## Start Stored data

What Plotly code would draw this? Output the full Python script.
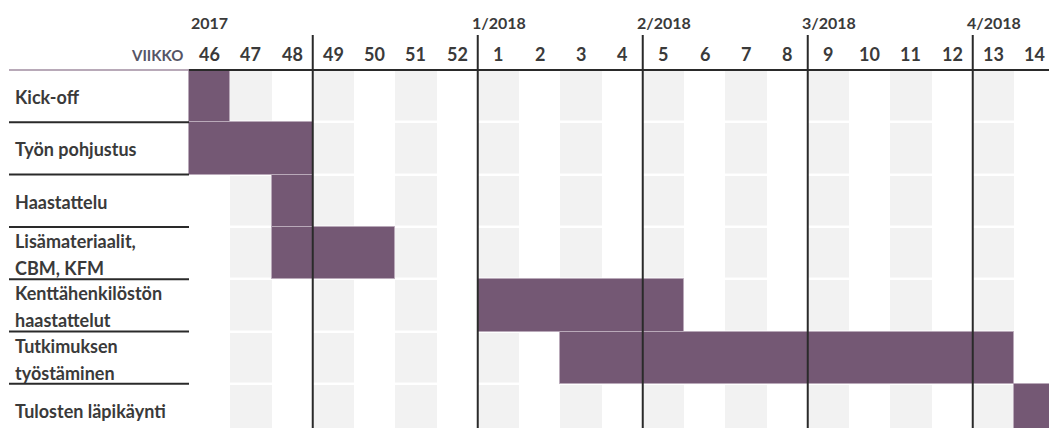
import plotly.graph_objects as go

# ---- data ----
weeks = [46, 47, 48, 49, 50, 51, 52, 1, 2, 3, 4, 5, 6, 7, 8, 9, 10, 11, 12, 13, 14]
task_labels = [
    "Kick-off",
    "Työn pohjustus",
    "Haastattelu",
    "Lisämateriaalit,\nCBM, KFM",
    "Kenttähenkilöstön\nhaastattelut",
    "Tutkimuksen\ntyöstäminen",
    "Tulosten läpikäynti",
]
task_start_week = [46, 46, 48, 48, 1, 3, 14]
task_end_week = [46, 48, 48, 50, 5, 13, 14]
divider_weeks = [49, 1, 5, 9, 13]
period_labels = ["2017", "1/2018", "2/2018", "3/2018", "4/2018"]
period_label_weeks = [46, 1, 5, 9, 13]
header_label = "VIIKKO"

# ---- geometry (px) ----
W, H = 1049, 428
left_px = 189
col_px = 41.25
header_px = 70
row_px = 52.3
ncol = len(weeks)
nrow = len(task_labels)

x_min = -left_px / col_px
x_max = (W - left_px) / col_px
y_top = -header_px / row_px
y_bot = (H - header_px) / row_px

def px_x(p):
    return x_min + p / col_px

def px_y(p):
    return (p - header_px) / row_px

BAR = "#745874"
TXT = "#3a3a3a"
LINE = "#2a2a2a"
FONT = "Lato"

fig = go.Figure()

# grey alternating cells
z = [[1 if (c % 2 == 1) else 0 for c in range(ncol)] for r in range(nrow)]
fig.add_trace(go.Heatmap(
    z=z,
    x=[c + 0.5 for c in range(ncol)],
    y=[r + 0.5 for r in range(nrow)],
    colorscale=[[0, "rgba(255,255,255,0)"], [1, "#f2f2f2"]],
    showscale=False, ygap=2.5, xgap=0, hoverinfo="skip", zmin=0, zmax=1,
))

# task bars
starts = [weeks.index(s) for s in task_start_week]
durs = [weeks.index(e) - weeks.index(s) + 1 for s, e in zip(task_start_week, task_end_week)]
fig.add_trace(go.Bar(
    orientation="h",
    base=starts,
    x=durs,
    y=[r + 0.5 for r in range(nrow)],
    width=1.0,
    marker=dict(color=BAR, line=dict(color="#b9a9b9", width=1)),
    hoverinfo="skip",
))

shapes = []
# month dividers
for wk in divider_weeks:
    xi = weeks.index(wk)
    shapes.append(dict(type="line", xref="x", yref="y", x0=xi, x1=xi,
                       y0=px_y(35), y1=y_bot + 1, line=dict(color=LINE, width=2)))
# header line
shapes.append(dict(type="line", xref="x", yref="y", x0=px_x(9), x1=0, y0=0, y1=0,
                   line=dict(color="#a08ca0", width=1.5)))
shapes.append(dict(type="line", xref="x", yref="y", x0=0, x1=ncol + 1, y0=0, y1=0,
                   line=dict(color=LINE, width=2)))
# row separators in label column
for r in range(1, nrow):
    shapes.append(dict(type="line", xref="x", yref="y", x0=px_x(9), x1=0, y0=r, y1=r,
                       line=dict(color=LINE, width=2)))

annotations = []
# week numbers
for c, wk in enumerate(weeks):
    annotations.append(dict(x=c + 0.5, y=px_y(54), xref="x", yref="y", text=str(wk),
                            showarrow=False, xanchor="center", yanchor="middle",
                            font=dict(family=FONT, size=18, color=TXT, weight="bold")))
annotations.append(dict(x=0, y=px_y(55), xref="x", yref="y", text=header_label,
                        showarrow=False, xanchor="right", yanchor="middle", xshift=-4,
                        font=dict(family=FONT, size=15, color="#555566", weight="bold")))
# period labels
for lab, wk in zip(period_labels, period_label_weeks):
    xi = weeks.index(wk)
    annotations.append(dict(x=xi, y=px_y(22), xref="x", yref="y", text=lab,
                            showarrow=False, xanchor="left", yanchor="middle",
                            xshift=(0 if wk == period_label_weeks[0] else -8),
                            font=dict(family=FONT, size=16, color=TXT, weight="bold")))
# task labels
for r, lab in enumerate(task_labels):
    parts = lab.split("\n")
    if len(parts) == 1:
        offs = [1]
    else:
        offs = [-12, 15]
    for part, o in zip(parts, offs):
        annotations.append(dict(x=px_x(13), y=r + 0.5 + o / row_px, xref="x", yref="y",
                                text=part, showarrow=False, xanchor="left", yanchor="middle",
                                font=dict(family=FONT, size=18, color=TXT, weight="bold")))

fig.update_layout(
    width=W, height=H,
    margin=dict(l=0, r=0, t=0, b=0),
    paper_bgcolor="white", plot_bgcolor="white",
    showlegend=False,
    bargap=0,
    xaxis=dict(range=[x_min, x_max], visible=False, fixedrange=True),
    yaxis=dict(range=[y_bot, y_top], visible=False, fixedrange=True),
    shapes=shapes,
    annotations=annotations,
)

fig.write_html("out.html")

## End Stored data

Task requirements: Copy every line of the data exactly as written, excluding the pictures.

Worked answer:
What Plotly code would draw this? Output the full Python script.
import plotly.graph_objects as go

# ---- data ----
weeks = [46, 47, 48, 49, 50, 51, 52, 1, 2, 3, 4, 5, 6, 7, 8, 9, 10, 11, 12, 13, 14]
task_labels = [
    "Kick-off",
    "Työn pohjustus",
    "Haastattelu",
    "Lisämateriaalit,\nCBM, KFM",
    "Kenttähenkilöstön\nhaastattelut",
    "Tutkimuksen\ntyöstäminen",
    "Tulosten läpikäynti",
]
task_start_week = [46, 46, 48, 48, 1, 3, 14]
task_end_week = [46, 48, 48, 50, 5, 13, 14]
divider_weeks = [49, 1, 5, 9, 13]
period_labels = ["2017", "1/2018", "2/2018", "3/2018", "4/2018"]
period_label_weeks = [46, 1, 5, 9, 13]
header_label = "VIIKKO"

# ---- geometry (px) ----
W, H = 1049, 428
left_px = 189
col_px = 41.25
header_px = 70
row_px = 52.3
ncol = len(weeks)
nrow = len(task_labels)

x_min = -left_px / col_px
x_max = (W - left_px) / col_px
y_top = -header_px / row_px
y_bot = (H - header_px) / row_px

def px_x(p):
    return x_min + p / col_px

def px_y(p):
    return (p - header_px) / row_px

BAR = "#745874"
TXT = "#3a3a3a"
LINE = "#2a2a2a"
FONT = "Lato"

fig = go.Figure()

# grey alternating cells
z = [[1 if (c % 2 == 1) else 0 for c in range(ncol)] for r in range(nrow)]
fig.add_trace(go.Heatmap(
    z=z,
    x=[c + 0.5 for c in range(ncol)],
    y=[r + 0.5 for r in range(nrow)],
    colorscale=[[0, "rgba(255,255,255,0)"], [1, "#f2f2f2"]],
    showscale=False, ygap=2.5, xgap=0, hoverinfo="skip", zmin=0, zmax=1,
))

# task bars
starts = [weeks.index(s) for s in task_start_week]
durs = [weeks.index(e) - weeks.index(s) + 1 for s, e in zip(task_start_week, task_end_week)]
fig.add_trace(go.Bar(
    orientation="h",
    base=starts,
    x=durs,
    y=[r + 0.5 for r in range(nrow)],
    width=1.0,
    marker=dict(color=BAR, line=dict(color="#b9a9b9", width=1)),
    hoverinfo="skip",
))

shapes = []
# month dividers
for wk in divider_weeks:
    xi = weeks.index(wk)
    shapes.append(dict(type="line", xref="x", yref="y", x0=xi, x1=xi,
                       y0=px_y(35), y1=y_bot + 1, line=dict(color=LINE, width=2)))
# header line
shapes.append(dict(type="line", xref="x", yref="y", x0=px_x(9), x1=0, y0=0, y1=0,
                   line=dict(color="#a08ca0", width=1.5)))
shapes.append(dict(type="line", xref="x", yref="y", x0=0, x1=ncol + 1, y0=0, y1=0,
                   line=dict(color=LINE, width=2)))
# row separators in label column
for r in range(1, nrow):
    shapes.append(dict(type="line", xref="x", yref="y", x0=px_x(9), x1=0, y0=r, y1=r,
                       line=dict(color=LINE, width=2)))

annotations = []
# week numbers
for c, wk in enumerate(weeks):
    annotations.append(dict(x=c + 0.5, y=px_y(54), xref="x", yref="y", text=str(wk),
                            showarrow=False, xanchor="center", yanchor="middle",
                            font=dict(family=FONT, size=18, color=TXT, weight="bold")))
annotations.append(dict(x=0, y=px_y(55), xref="x", yref="y", text=header_label,
                        showarrow=False, xanchor="right", yanchor="middle", xshift=-4,
                        font=dict(family=FONT, size=15, color="#555566", weight="bold")))
# period labels
for lab, wk in zip(period_labels, period_label_weeks):
    xi = weeks.index(wk)
    annotations.append(dict(x=xi, y=px_y(22), xref="x", yref="y", text=lab,
                            showarrow=False, xanchor="left", yanchor="middle",
                            xshift=(0 if wk == period_label_weeks[0] else -8),
                            font=dict(family=FONT, size=16, color=TXT, weight="bold")))
# task labels
for r, lab in enumerate(task_labels):
    parts = lab.split("\n")
    if len(parts) == 1:
        offs = [1]
    else:
        offs = [-12, 15]
    for part, o in zip(parts, offs):
        annotations.append(dict(x=px_x(13), y=r + 0.5 + o / row_px, xref="x", yref="y",
                                text=part, showarrow=False, xanchor="left", yanchor="middle",
                                font=dict(family=FONT, size=18, color=TXT, weight="bold")))

fig.update_layout(
    width=W, height=H,
    margin=dict(l=0, r=0, t=0, b=0),
    paper_bgcolor="white", plot_bgcolor="white",
    showlegend=False,
    bargap=0,
    xaxis=dict(range=[x_min, x_max], visible=False, fixedrange=True),
    yaxis=dict(range=[y_bot, y_top], visible=False, fixedrange=True),
    shapes=shapes,
    annotations=annotations,
)

fig.write_html("out.html")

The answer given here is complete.